Denote the set of possibilities under the condition that no box contains a ball that has the same colour of the box by $T'$.
Let $R'$ denote the elements of $T'$ that have the property that no
balls are placed in the red box.
Let $B'$ denote the elements of $T'$ that have the property that no
balls are placed in the blue box.
Let $G'$ denote the elements of $T'$ that have the property that no
balls are placed in the green box.
Then with inclusion/exclusion and symmetry we find: $$\left|R'^{\complement}\cap B'^{\complement}\cap G'^{\complement}\right|=\left|T'\right|-\left|R'\cup B'\cup G'\right|=$$$$11^{3}-3\left|R'\right|+3\left|R'\cap B'\right|-\left|R'\cap B'\cap G'\right|=11^{3}-3\left|R'\right|+0-0=11^{3}-3\left|R'\right|$$
If no balls are placed in placed in the red box then all blue balls
will be placed in the green box and all green balls in the blue box.

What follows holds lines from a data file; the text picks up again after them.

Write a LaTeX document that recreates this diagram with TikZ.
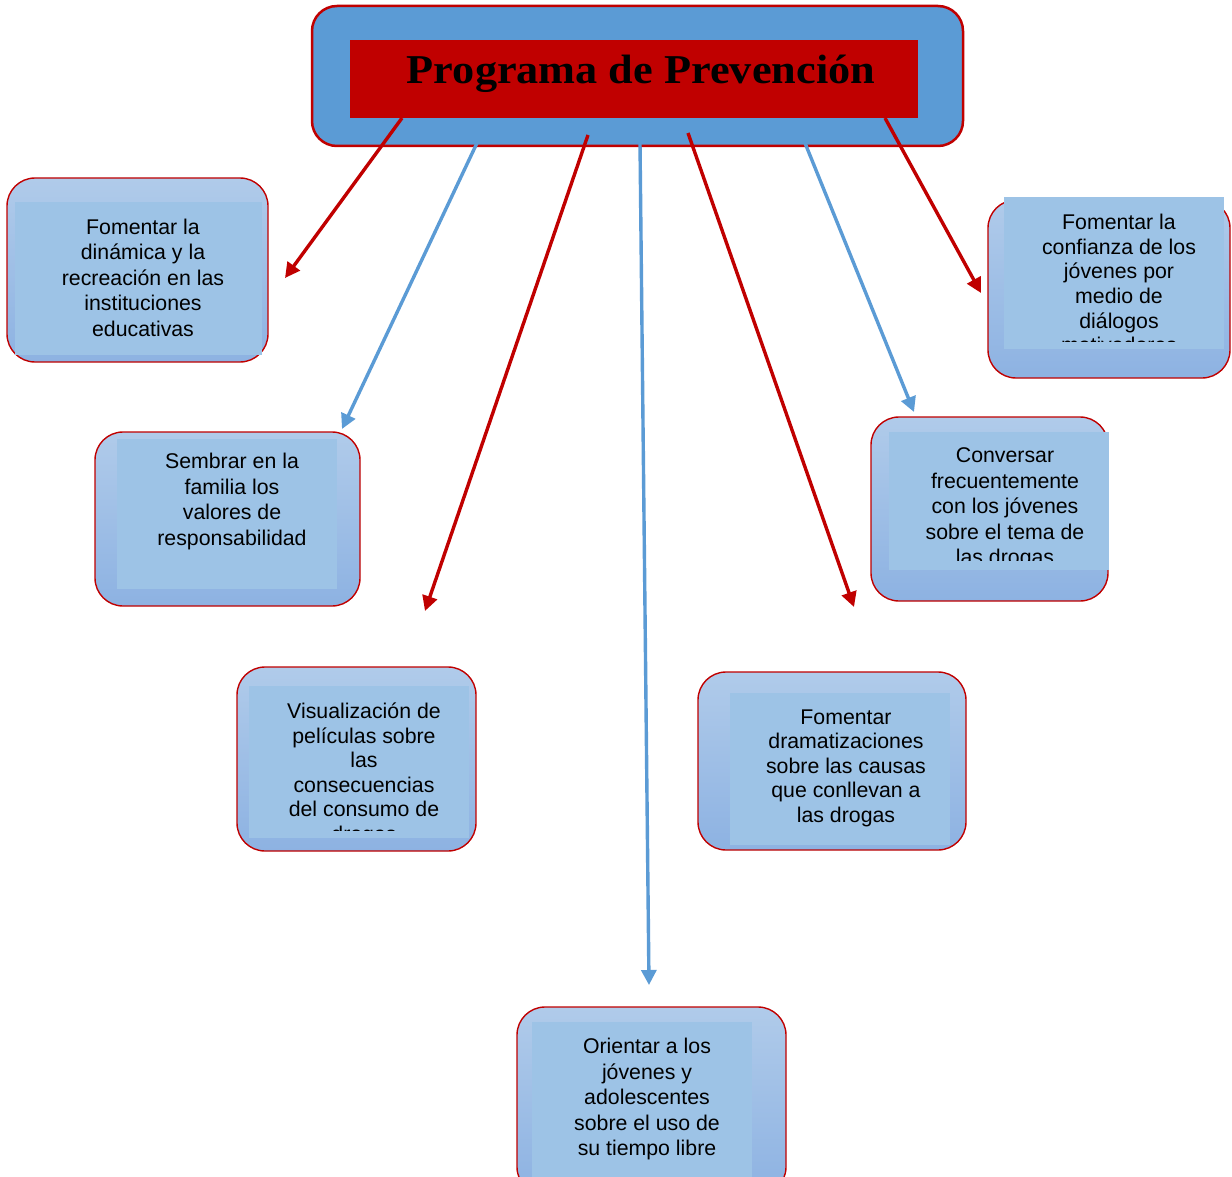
\documentclass[tikz,border=0pt]{standalone}
\usepackage{fontspec}
\usepackage{graphicx}
\setmainfont{Liberation Sans}
\newfontfamily\titlefont{Liberation Serif}
\usetikzlibrary{arrows.meta}
\definecolor{myred}{HTML}{C00000}
\definecolor{myblue}{HTML}{5B9BD5}
\definecolor{boxtop}{HTML}{B0CBEA}
\definecolor{boxbot}{HTML}{8DB2E2}
\definecolor{innerfill}{HTML}{9DC3E6}
\tikzset{
  outerbox/.style={draw=myred, line width=1.4pt, rounded corners=28pt, top color=boxtop, bottom color=boxbot, inner sep=0pt},
  innerbox/.style={fill=innerfill, draw=none, inner sep=0pt},
  boxtext/.style={anchor=north, inner sep=0pt, align=center, font=\fontsize{21.3}{25.5}\selectfont, text=black},
  tighttext/.style={boxtext, font=\fontsize{21.3}{24.6}\selectfont},
  rarrow/.style={draw=myred, line width=3.4pt, -{Triangle[length=15pt,width=15pt]}},
  barrow/.style={draw=myblue, line width=3.4pt, -{Triangle[length=15pt,width=15pt]}}
}
\newcommand{\st}{\rule{0pt}{20pt}}
\begin{document}
\begin{tikzpicture}[x=1pt,y=-1pt]
\useasboundingbox (0,0) rectangle (1232,1177);
\clip (0,0) rectangle (1232,1177);

% Title
\node[draw=myred, line width=2.5pt, fill=myblue, rounded corners=25pt, minimum width=651pt, minimum height=140pt, inner sep=0pt] (title) at (637.5,76) {};
\node[fill=myred, minimum width=568pt, minimum height=78pt, inner sep=0pt] (titlein) at (634,79) {};
\node[anchor=base, inner sep=0pt] (titletext) at (641,84) {\scalebox{1.08}[1]{\titlefont\bfseries\fontsize{41}{45}\selectfont Programa de Prevención}};

% Box A
\node[outerbox, minimum width=261pt, minimum height=184pt] (A) at (137.5,270) {};
\node[innerbox, minimum width=247pt, minimum height=153pt] (Ai) at (138.5,278.5) {};
\node[boxtext] (At) at (143,213.8) {\st Fomentar la\\dinámica y la\\recreación en las\\instituciones\\educativas};

% Box B
\node[outerbox, minimum width=265pt, minimum height=174pt] (B) at (227.5,519) {};
\node[innerbox, minimum width=220pt, minimum height=150pt] (Bi) at (227,514) {};
\node[boxtext] (Bt) at (232,448.3) {\st Sembrar en la\\familia los\\valores de\\responsabilidad};

% Box C
\node[outerbox, minimum width=239pt, minimum height=184pt] (C) at (356.5,759) {};
\node[innerbox, minimum width=220pt, minimum height=152pt] (Ci) at (359,762) {};
\begin{scope}
\clip (249,686) rectangle (469,830);
\node[tighttext] (Ct) at (364,698.3) {\st Visualización de\\películas sobre\\las\\consecuencias\\del consumo de\\drogas};
\end{scope}

% Box D
\node[outerbox, minimum width=269pt, minimum height=188pt] (D) at (651.5,1101) {};
\node[innerbox, minimum width=220pt, minimum height=163pt] (Di) at (642,1103.5) {};
\node[boxtext] (Dt) at (647,1033.3) {\st Orientar a los\\jóvenes y\\adolescentes\\sobre el uso de\\su tiempo libre};

% Box E
\node[outerbox, minimum width=268pt, minimum height=178pt] (E) at (832,761) {};
\node[innerbox, minimum width=220pt, minimum height=152pt] (Ei) at (840,769) {};
\node[tighttext] (Et) at (846,703.8) {\st Fomentar\\dramatizaciones\\sobre las causas\\que conllevan a\\las drogas};

% Box F
\node[outerbox, minimum width=237pt, minimum height=184pt] (F) at (989.5,509) {};
\node[innerbox, minimum width=220pt, minimum height=138pt] (Fi) at (999,501) {};
\begin{scope}
\clip (889,432) rectangle (1109,560);
\node[boxtext] (Ft) at (1005,442.3) {\st Conversar\\frecuentemente\\con los jóvenes\\sobre el tema de\\las drogas};
\end{scope}

% Box G
\node[outerbox, minimum width=242pt, minimum height=178pt] (G) at (1109,289) {};
\node[innerbox, minimum width=220pt, minimum height=152pt] (Gi) at (1114,273) {};
\begin{scope}
\clip (1004,197) rectangle (1224,341);
\node[tighttext] (Gt) at (1119,209.5) {\st Fomentar la\\confianza de los\\jóvenes por\\medio de\\diálogos\\motivadores};
\end{scope}

% Connector coordinates
\coordinate (s1) at (402,118);
\coordinate (t1) at (285,278);
\coordinate (s2) at (477,143);
\coordinate (t2) at (342,429);
\coordinate (s3) at (588,135);
\coordinate (t3) at (425,611);
\coordinate (s4) at (640,143);
\coordinate (t4) at (649,985);
\coordinate (s5) at (688,133);
\coordinate (t5) at (854,607);
\coordinate (s6) at (805,143);
\coordinate (t6) at (914,412);
\coordinate (s7) at (885,118);
\coordinate (t7) at (981,293);

\draw[rarrow] (s1) -- (t1);
\draw[barrow] (s2) -- (t2);
\draw[rarrow] (s3) -- (t3);
\draw[barrow] (s4) -- (t4);
\draw[rarrow] (s5) -- (t5);
\draw[barrow] (s6) -- (t6);
\draw[rarrow] (s7) -- (t7);
\end{tikzpicture}
\end{document}
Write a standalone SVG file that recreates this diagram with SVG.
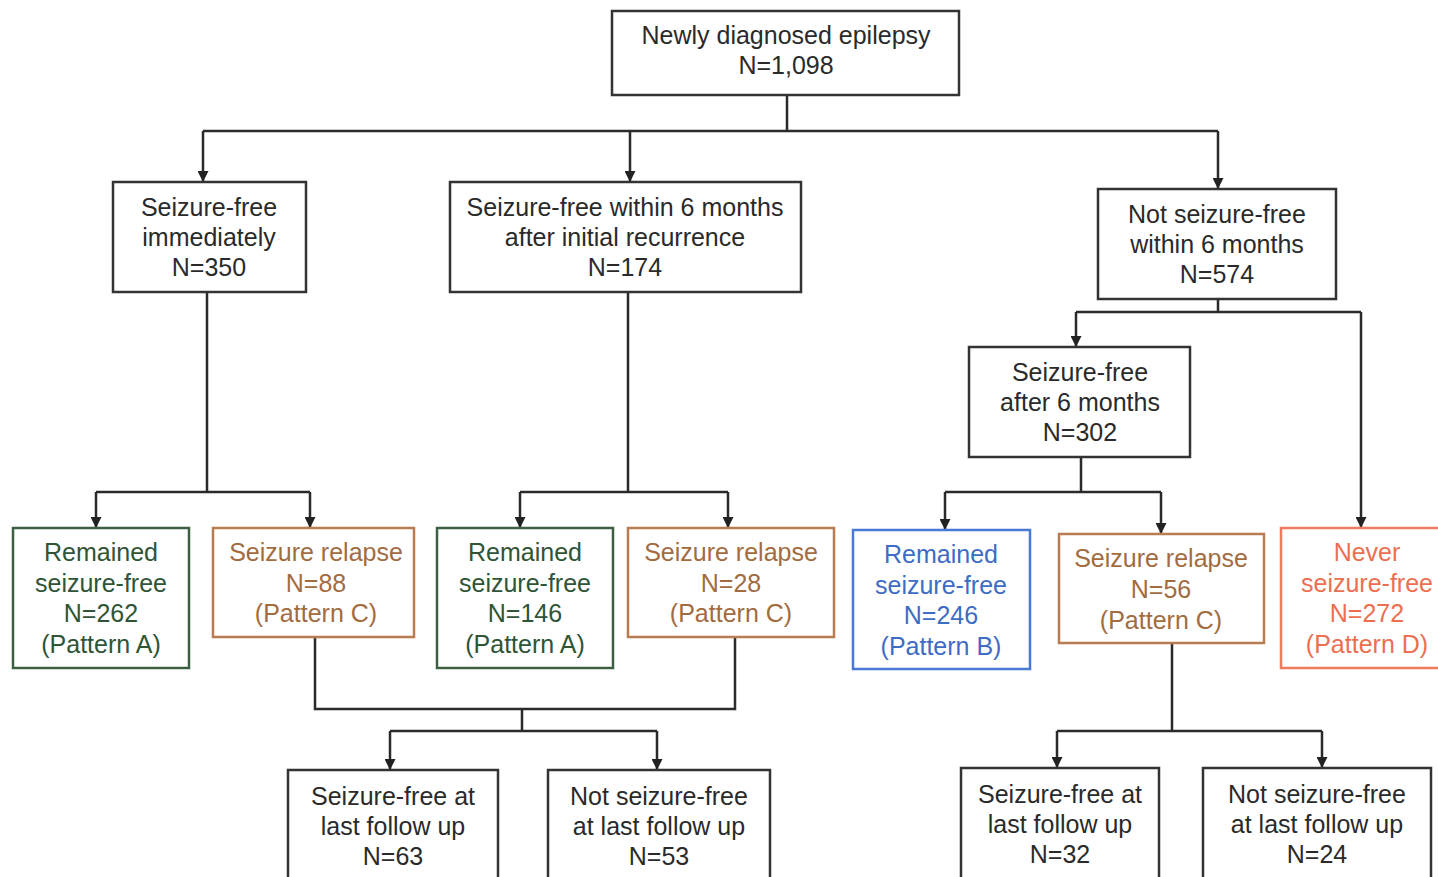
<svg xmlns="http://www.w3.org/2000/svg" width="1438" height="877" viewBox="0 0 1438 877">
<defs>
<marker id="arr" viewBox="0 0 10 10" refX="10" refY="5" markerWidth="11" markerHeight="11" markerUnits="userSpaceOnUse" orient="auto">
<path d="M0,0 L10,5 L0,10 z" fill="#222"/>
</marker>
</defs>
<style>
text{font-family:"Liberation Sans",Arial,sans-serif;font-size:25px;text-anchor:middle;fill:#2a2a2a}
rect{fill:#fff;stroke-width:2.5}
.k rect{stroke:#333}
.g rect{stroke:#3d5f44} .g text{fill:#2f5436}
.o rect{stroke:#b97c52} .o text{fill:#a26b40}
.b rect{stroke:#4a78d6} .b text{fill:#3e6cc4}
.r rect{stroke:#f07a5c} .r text{fill:#ec6f4f}
.c{fill:none;stroke:#2a2a2a;stroke-width:2.5}
.a{marker-end:url(#arr)}
</style>
<rect x="0" y="0" width="1438" height="877" style="fill:#fff;stroke:none"/>
<g id="connectors">
<path class="c" d="M787,95 V131 M203,131 H1218"/>
<path class="c a" d="M203,131 V182"/>
<path class="c a" d="M630,131 V182"/>
<path class="c a" d="M1218,131 V189"/>
<path class="c" d="M207,292 V492 M96,492 H310"/>
<path class="c a" d="M96,492 V528"/>
<path class="c a" d="M310,492 V528"/>
<path class="c" d="M628,292 V492 M520,492 H728"/>
<path class="c a" d="M520,492 V528"/>
<path class="c a" d="M728,492 V528"/>
<path class="c" d="M315,637 V709 H735 V637 M522,709 V731 M390,731 H657"/>
<path class="c a" d="M390,731 V770"/>
<path class="c a" d="M657,731 V770"/>
<path class="c" d="M1218,299 V312 M1076,312 H1361"/>
<path class="c a" d="M1076,312 V347"/>
<path class="c a" d="M1361,312 V528"/>
<path class="c" d="M1081,457 V492 M945,492 H1161"/>
<path class="c a" d="M945,492 V530"/>
<path class="c a" d="M1161,492 V534"/>
<path class="c" d="M1172,643 V731 M1057,731 H1322"/>
<path class="c a" d="M1057,731 V768"/>
<path class="c a" d="M1322,731 V768"/>
</g>
<g id="root" class="k"><rect x="612" y="11" width="347" height="84"/><text x="786" y="44">Newly diagnosed epilepsy</text><text x="786" y="74">N=1,098</text></g>
<g id="sf-immediately" class="k"><rect x="113" y="182" width="193" height="110"/><text x="209" y="216">Seizure-free</text><text x="209" y="246">immediately</text><text x="209" y="276">N=350</text></g>
<g id="sf-within6" class="k"><rect x="450" y="182" width="351" height="110"/><text x="625" y="216">Seizure-free within 6 months</text><text x="625" y="246">after initial recurrence</text><text x="625" y="276">N=174</text></g>
<g id="not-sf-within6" class="k"><rect x="1098" y="189" width="238" height="110"/><text x="1217" y="223">Not seizure-free</text><text x="1217" y="253">within 6 months</text><text x="1217" y="283">N=574</text></g>
<g id="sf-after6" class="k"><rect x="969" y="347" width="221" height="110"/><text x="1080" y="381">Seizure-free</text><text x="1080" y="411">after 6 months</text><text x="1080" y="441">N=302</text></g>
<g id="remained-a1" class="g"><rect x="13" y="528" width="176" height="140"/><text x="101" y="561">Remained</text><text x="101" y="592">seizure-free</text><text x="101" y="622">N=262</text><text x="101" y="653">(Pattern A)</text></g>
<g id="relapse-c1" class="o"><rect x="213" y="528" width="201" height="109"/><text x="316" y="561">Seizure relapse</text><text x="316" y="592">N=88</text><text x="316" y="622">(Pattern C)</text></g>
<g id="remained-a2" class="g"><rect x="437" y="528" width="176" height="140"/><text x="525" y="561">Remained</text><text x="525" y="592">seizure-free</text><text x="525" y="622">N=146</text><text x="525" y="653">(Pattern A)</text></g>
<g id="relapse-c2" class="o"><rect x="628" y="528" width="206" height="109"/><text x="731" y="561">Seizure relapse</text><text x="731" y="592">N=28</text><text x="731" y="622">(Pattern C)</text></g>
<g id="remained-b" class="b"><rect x="853" y="530" width="177" height="139"/><text x="941" y="563">Remained</text><text x="941" y="594">seizure-free</text><text x="941" y="624">N=246</text><text x="941" y="655">(Pattern B)</text></g>
<g id="relapse-c3" class="o"><rect x="1059" y="534" width="205" height="109"/><text x="1161" y="567">Seizure relapse</text><text x="1161" y="598">N=56</text><text x="1161" y="629">(Pattern C)</text></g>
<g id="never-d" class="r"><rect x="1281" y="528" width="180" height="140"/><text x="1367" y="561">Never</text><text x="1367" y="592">seizure-free</text><text x="1367" y="622">N=272</text><text x="1367" y="653">(Pattern D)</text></g>
<g id="sf-last-1" class="k"><rect x="288" y="770" width="210" height="130"/><text x="393" y="805">Seizure-free at</text><text x="393" y="835">last follow up</text><text x="393" y="865">N=63</text></g>
<g id="nsf-last-1" class="k"><rect x="548" y="770" width="222" height="130"/><text x="659" y="805">Not seizure-free</text><text x="659" y="835">at last follow up</text><text x="659" y="865">N=53</text></g>
<g id="sf-last-2" class="k"><rect x="961" y="768" width="198" height="130"/><text x="1060" y="803">Seizure-free at</text><text x="1060" y="833">last follow up</text><text x="1060" y="863">N=32</text></g>
<g id="nsf-last-2" class="k"><rect x="1203" y="768" width="228" height="130"/><text x="1317" y="803">Not seizure-free</text><text x="1317" y="833">at last follow up</text><text x="1317" y="863">N=24</text></g>
</svg>
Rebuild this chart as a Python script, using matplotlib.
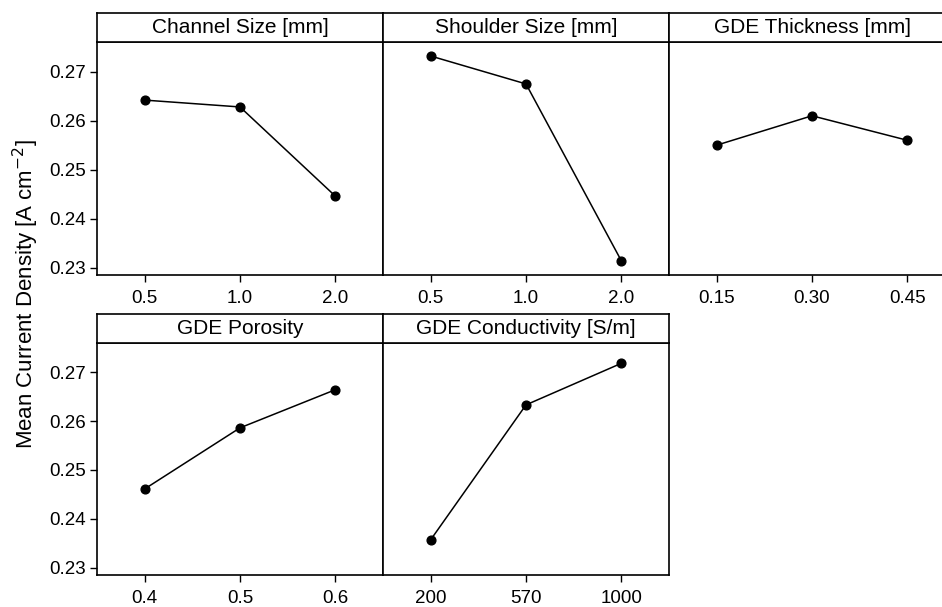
import numpy as np
import matplotlib
matplotlib.use("Agg")
import matplotlib.pyplot as plt

plt.rcParams['font.family'] = ['Liberation Sans', 'DejaVu Sans']

# Main-effect means for each factor (3 levels each)
factors = ['Channel Size [mm]', 'Shoulder Size [mm]', 'GDE Thickness [mm]',
           'GDE Porosity', 'GDE Conductivity [S/m]']
level_labels = [
    ['0.5', '1.0', '2.0'],
    ['0.5', '1.0', '2.0'],
    ['0.15', '0.30', '0.45'],
    ['0.4', '0.5', '0.6'],
    ['200', '570', '1000'],
]
channel_size = [0.2642, 0.2628, 0.2446]
shoulder_size = [0.2732, 0.2675, 0.2314]
gde_thickness = [0.2550, 0.2610, 0.2560]
gde_porosity = [0.2461, 0.2586, 0.2664]
gde_conductivity = [0.2357, 0.2633, 0.2718]
means = [channel_size, shoulder_size, gde_thickness, gde_porosity, gde_conductivity]

y_ticks = [0.23, 0.24, 0.25, 0.26, 0.27]
y_label = 'Mean Current Density [A cm$^{-2}$]'

W, H = 942, 607
fig = plt.figure(figsize=(W / 100, H / 100), dpi=100)

# panel geometry in pixels
left0 = 97
pw = 286
strip_h = 29
rows = [(13, 275), (313.5, 575)]  # (strip top, panel bottom)


def px_box(x0, y0, x1, y1):
    return [x0 / W, 1 - y1 / H, (x1 - x0) / W, (y1 - y0) / H]


for i, (name, labels, vals) in enumerate(zip(factors, level_labels, means)):
    r, c = divmod(i, 3)
    top, bottom = rows[r]
    x0 = left0 + c * pw
    x1 = x0 + pw
    ax = fig.add_axes(px_box(x0, top + strip_h, x1, bottom))
    pos = np.arange(1, len(vals) + 1)
    ax.plot(pos, vals, color='black', lw=1.1, marker='o', ms=6.3)
    ax.set_xlim(0.5, 3.5)
    ax.set_ylim(0.2285, 0.27606)
    ax.set_xticks(pos)
    ax.set_xticklabels(labels)
    ax.set_yticks(y_ticks)
    ax.tick_params(direction='out', length=5, width=1.0, labelsize=13.5,
                   top=False, right=False)
    ax.tick_params(axis='x', pad=6)
    ax.tick_params(axis='y', pad=3)
    if c != 0:
        ax.tick_params(axis='y', left=False, labelleft=False)
    for s in ax.spines.values():
        s.set_linewidth(1.2)

    sax = fig.add_axes(px_box(x0, top, x1, top + strip_h))
    sax.set_xticks([])
    sax.set_yticks([])
    for s in sax.spines.values():
        s.set_linewidth(1.2)
    sax.text(0.5, 0.5, name, ha='center', va='center', fontsize=15,
             transform=sax.transAxes)

fig.text(26 / W, 1 - 294 / H, y_label, rotation=90, ha='center', va='center',
         fontsize=16)

fig.savefig('out.png', dpi=100)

Further there are $11$ possible split ups again for the red balls
so we end up with: $$11^{3}-3\cdot11$$ possibilities.
A: In case you can fit any number of balls in a box, and all boxes are distinguishable, each colour has $\binom{10+2-1}{10}$ possible allocations. Every allocation is unique, so you don't over count, just take the product to get the solution to 1. The rest should be easy.
For the emptiness part note you can't have 2 empty boxes. First each empty box you have $\binom{11}{10}$ choices for one colour and exactly 1 for the other too, as there's only one box available to each.